Introduction: AI Friend and Foe

Artificial intelligence (AI) has already significantly impacted business, with greater impacts for efficiency and productivity predicted as AI quickly becomes more widely integrated. In truth, with business adoption of AI reaching 72 percent in 2024, it already has.1&2 Overall, it’s estimated that AI will contribute a 21 percent net increase to the United States GDP by 2030.3 As more companies and consumers adopt AI in their operations and daily lives, there will be an accompanying increase in the risks and benefits, both known and unknown, that this technology will bring to companies and their cybersecurity. Businesses’ rapid adoption of AI introduces new risks alongside its benefits to innovation and productivity, suggesting that AI, like any other enterprise risk, needs to be overseen and governed at the board level.

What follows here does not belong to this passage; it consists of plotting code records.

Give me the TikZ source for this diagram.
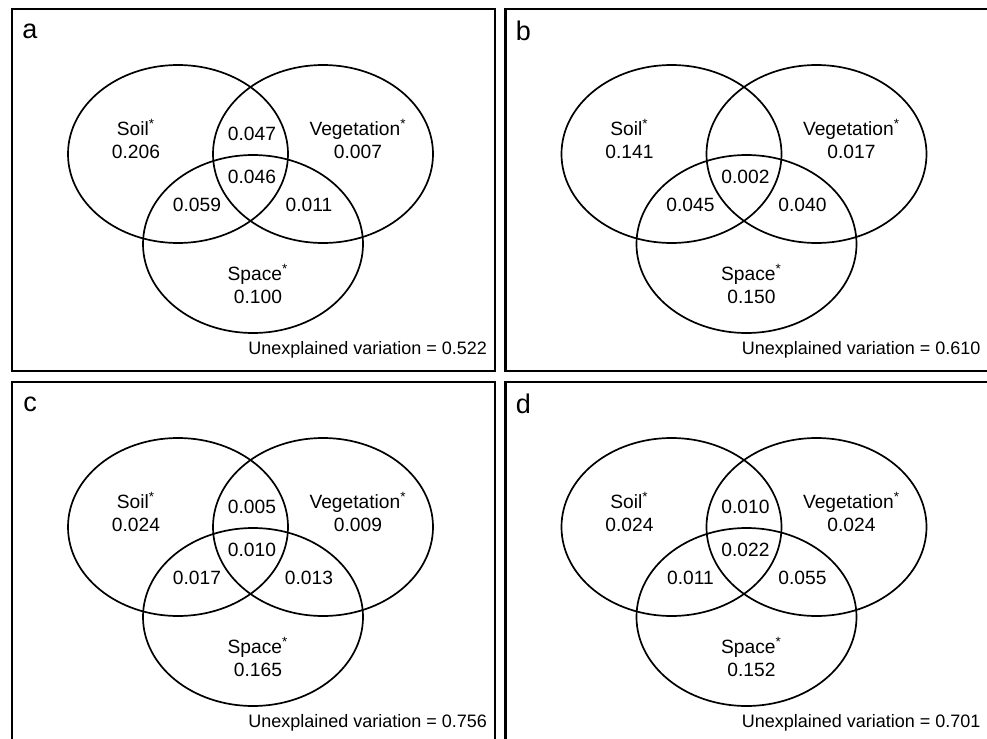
\documentclass[tikz,border=0pt]{standalone}
\usepackage{fontspec}
\setmainfont{Liberation Sans}
\usetikzlibrary{positioning,shapes.geometric}

\begin{document}
\begin{tikzpicture}
[x=0.5pt,y=-0.5pt,
 every node/.style={inner sep=0mm,outer sep=0mm,font=\fontsize{9.6}{11.5}\selectfont},
 set/.style={ellipse,draw=black,line width=0.85pt,minimum width=110pt,minimum height=89pt},
 frame/.style={rectangle,draw=black,line width=1.1pt,minimum width=241.5pt,minimum height=181pt},
 tag/.style={font=\fontsize{13.5}{16}\selectfont},
 part/.style={align=center},
 rest/.style={anchor=east,font=\fontsize{9}{10}\selectfont}]
\useasboundingbox (0,0) rectangle (987,739);
% panel a
\begin{scope}[shift={(12,9)}]
\node[frame] (a-frame) at (241.5,181) {};
\node[tag]   (a-tag)   at (18,22) {a};
\node[set]   (a-soil)  at (166,145) {};
\node[set]   (a-veg)   [on grid,right=72.5pt of a-soil] {};
\node[set]   (a-space) [on grid,below right=45pt and 37.5pt of a-soil] {};
\node[part]  (a-s)     at (124,130) {Soil\textsuperscript{*}\\0.206};
\node[part]  (a-v)     at (346,130) {Vegetation\textsuperscript{*}\\0.007};
\node[part]  (a-p)     at (246,275) {Space\textsuperscript{*}\\0.100};
\node        (a-sv)    at (240,125) {0.047};
\node        (a-svp)   at (240,168) {0.046};
\node        (a-sp)    at (185,196) {0.059};
\node        (a-vp)    at (297,196) {0.011};
\node[rest]  (a-u)     at (475,341) {Unexplained variation = 0.522};
\end{scope}
% panel b
\begin{scope}[shift={(505.5,9)}]
\node[frame] (b-frame) at (241.5,181) {};
\node[tag]   (b-tag)   at (18,22) {b};
\node[set]   (b-soil)  at (166,145) {};
\node[set]   (b-veg)   [on grid,right=72.5pt of b-soil] {};
\node[set]   (b-space) [on grid,below right=45pt and 37.5pt of b-soil] {};
\node[part]  (b-s)     at (124,130) {Soil\textsuperscript{*}\\0.141};
\node[part]  (b-v)     at (346,130) {Vegetation\textsuperscript{*}\\0.017};
\node[part]  (b-p)     at (246,275) {Space\textsuperscript{*}\\0.150};
\node        (b-svp)   at (240,168) {0.002};
\node        (b-sp)    at (185,196) {0.045};
\node        (b-vp)    at (297,196) {0.040};
\node[rest]  (b-u)     at (475,341) {Unexplained variation = 0.610};
\end{scope}
% panel c
\begin{scope}[shift={(12,382)}]
\node[frame] (c-frame) at (241.5,181) {};
\node[tag]   (c-tag)   at (18,22) {c};
\node[set]   (c-soil)  at (166,145) {};
\node[set]   (c-veg)   [on grid,right=72.5pt of c-soil] {};
\node[set]   (c-space) [on grid,below right=45pt and 37.5pt of c-soil] {};
\node[part]  (c-s)     at (124,130) {Soil\textsuperscript{*}\\0.024};
\node[part]  (c-v)     at (346,130) {Vegetation\textsuperscript{*}\\0.009};
\node[part]  (c-p)     at (246,275) {Space\textsuperscript{*}\\0.165};
\node        (c-sv)    at (240,125) {0.005};
\node        (c-svp)   at (240,168) {0.010};
\node        (c-sp)    at (185,196) {0.017};
\node        (c-vp)    at (297,196) {0.013};
\node[rest]  (c-u)     at (475,341) {Unexplained variation = 0.756};
\end{scope}
% panel d
\begin{scope}[shift={(505.5,382)}]
\node[frame] (d-frame) at (241.5,181) {};
\node[tag]   (d-tag)   at (18,22) {d};
\node[set]   (d-soil)  at (166,145) {};
\node[set]   (d-veg)   [on grid,right=72.5pt of d-soil] {};
\node[set]   (d-space) [on grid,below right=45pt and 37.5pt of d-soil] {};
\node[part]  (d-s)     at (124,130) {Soil\textsuperscript{*}\\0.024};
\node[part]  (d-v)     at (346,130) {Vegetation\textsuperscript{*}\\0.024};
\node[part]  (d-p)     at (246,275) {Space\textsuperscript{*}\\0.152};
\node        (d-sv)    at (240,125) {0.010};
\node        (d-svp)   at (240,168) {0.022};
\node        (d-sp)    at (185,196) {0.011};
\node        (d-vp)    at (297,196) {0.055};
\node[rest]  (d-u)     at (475,341) {Unexplained variation = 0.701};
\end{scope}
\end{tikzpicture}
\end{document}
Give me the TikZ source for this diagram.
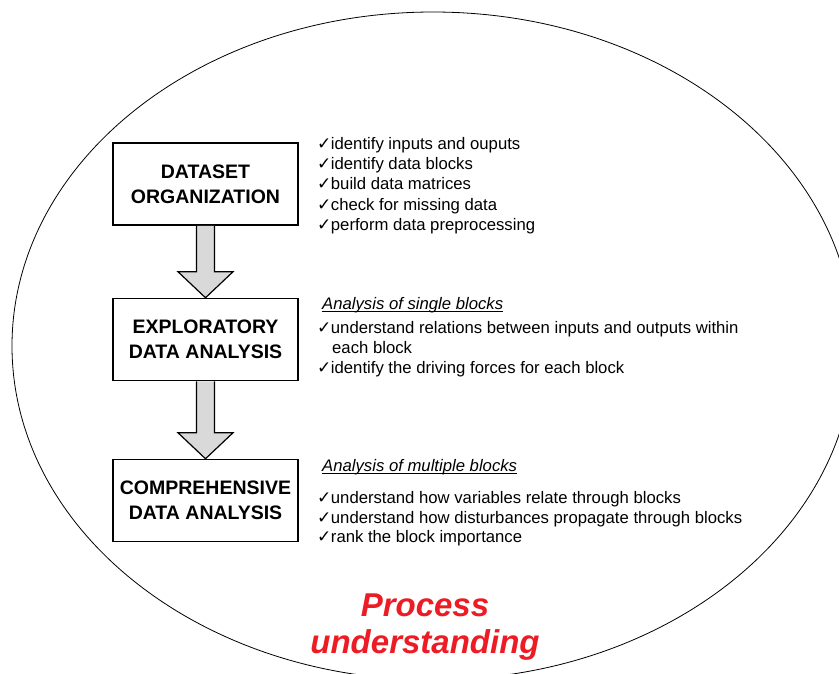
\documentclass[tikz,border=0pt]{standalone}
\usepackage{fontspec}
\setmainfont{Liberation Sans}
\newfontfamily\chkfont{DejaVu Sans}
\usetikzlibrary{calc}
\definecolor{procred}{RGB}{237,28,36}
\definecolor{arrowgray}{RGB}{217,217,217}
\newcommand{\chk}{{\chkfont\fontsize{17}{17}\selectfont ✓}\hspace{-0.5pt}}
\begin{document}
\begin{tikzpicture}[x=1pt,y=-1pt,
  stage/.style={draw, line width=1.5pt, minimum width=185pt, minimum height=82pt,
    align=center, inner sep=0pt, font=\bfseries\fontsize{19.5}{25}\selectfont},
  bul/.style={anchor=base west, inner sep=0pt, font=\fontsize{16.7}{20}\selectfont},
  head/.style={bul, font=\itshape\fontsize{16.7}{20}\selectfont},
  uline/.style={line width=0.9pt},
  flow/.style={draw, line width=1.2pt, fill=arrowgray, line join=miter},
  goal/.style={inner sep=0pt, anchor=base, text=procred,
    font=\bfseries\itshape\fontsize{33}{38}\selectfont},
]
\useasboundingbox (0,0) rectangle (839,673);

% enclosing ellipse, cut by the page edges
\begin{scope}
  \clip (0,0) rectangle (839,673);
  \draw[line width=0.8pt] (433,346) ellipse [x radius=421, y radius=334];
\end{scope}

% the three stages
\node[stage] (org) at (205.5,184)   {DATASET\\ORGANIZATION};
\node[stage] (eda) at (205.5,339.5) {EXPLORATORY\\DATA ANALYSIS};
\node[stage] (cda) at (205.5,500.5) {COMPREHENSIVE\\DATA ANALYSIS};

% block arrows between stages
\draw[flow] ($(org.south)+(-9,0)$) -- ($(eda.north)+(-9,-26)$) -- ($(eda.north)+(-27.5,-26)$)
  -- (eda.north) -- ($(eda.north)+(27.5,-26)$) -- ($(eda.north)+(9,-26)$) -- ($(org.south)+(9,0)$);
\draw[flow] ($(eda.south)+(-9,0)$) -- ($(cda.north)+(-9,-26)$) -- ($(cda.north)+(-27.5,-26)$)
  -- (cda.north) -- ($(cda.north)+(27.5,-26)$) -- ($(cda.north)+(9,-26)$) -- ($(eda.south)+(9,0)$);

% dataset organization tasks
\node[bul] (t1a) at (317,149) {\chk identify inputs and ouputs};
\node[bul] (t1b) at (317,169) {\chk identify data blocks};
\node[bul] (t1c) at (317,189) {\chk build data matrices};
\node[bul] (t1d) at (317,210) {\chk check for missing data};
\node[bul] (t1e) at (317,230) {\chk perform data preprocessing};

% exploratory analysis
\node[head] (h2) at (322,309) {Analysis of single blocks};
\draw[uline] ($(h2.base west)+(0,2)$) -- ($(h2.base east)+(0,2)$);
\node[bul] (t2a) at (317,333) {\chk understand relations between inputs and outputs within};
\node[bul] (t2b) at (332,353) {each block};
\node[bul] (t2c) at (317,373) {\chk identify the driving forces for each block};

% comprehensive analysis
\node[head] (h3) at (322,471) {Analysis of multiple blocks};
\draw[uline] ($(h3.base west)+(0,2)$) -- ($(h3.base east)+(0,2)$);
\node[bul] (t3a) at (317,503) {\chk understand how variables relate through blocks};
\node[bul] (t3b) at (317,523) {\chk understand how disturbances propagate through blocks};
\node[bul] (t3c) at (317,542) {\chk rank the block importance};

% outcome
\node[goal] (g1) at (425,616) {Process};
\node[goal] (g2) at (425,653) {understanding};
\end{tikzpicture}
\end{document}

When applied to a company’s cybersecurity program, AI can enhance capabilities in areas like automatic cyber threat detection, alert generation, malware identification, and data protection.4&5 AI’s enhanced data analysis capabilities can significantly reduce the signal-to-noise ratio among log data coming into the security operations center—reducing false positives and quickly directing the security team’s attention toward the most important and critical threats. AI also has the potential to help predict weaknesses and assist security teams in making changes to prevent the breach in the first place. This capability allows companies to “get left of theft,” thereby making it much harder for the attackers to succeed. Overall, AI, when applied correctly, can be a force multiplier to corporate cybersecurity teams, strengthening a business’s defense systems while increasing efficiency, productivity, and profit in business operations.